Having written this column a couple of weeks back on electoral financing in Saskatchewan, I'll take a moment to address this letter to the editor in response from R. Curtis Mullen.
It's indeed true that Saskatchewan has spending limits which apply during an election campaign. But the Canada Elections Act does in fact regulate both donations and campaign spending, leaving little room for anybody to argue that it's an "either"/or situation.
More importantly, though, campaign spending limits fall short of addressing the principled basis for donation restrictions on two fronts.
First, they do nothing about the problem of concentrated donations.
However a party is limited in spending its money, it may still have a strong incentive to run its campaigns (and its other operations) to please donors who contribute a disproportionate share of their funding. And the combination of lax donation rules and limited spending could in fact make it all the more likely that a party would be bought at an affordable price by one or more wealthy donors.
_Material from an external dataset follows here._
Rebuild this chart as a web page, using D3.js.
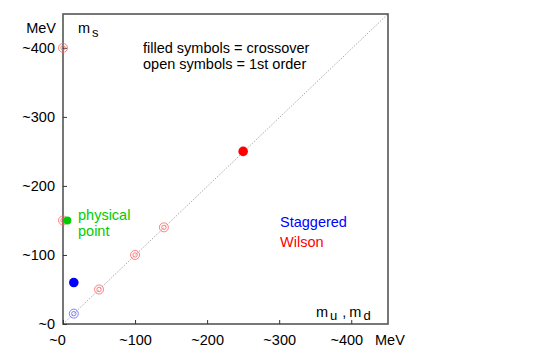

And second, they do nothing about pre-campaign spending by a party.
That's been less an issue in Saskatchewan than on the federal scene as the advertising we currently see tends to be funded out of government or caucus coffers. But surely it's not hard to see how a gusher of unregulated funding could swamp our public discourse - leaving little room for other voices to push their way back into the mix during an election campaign.
It may well be worth also considering other options to improve our political system, such as regulations on third-party campaign advertising as suggested by Mullen. But that reality only signals that we should be having a conversation about the changes which ought to be made - not settling for matters as they stand as the Wall government seems inclined to do.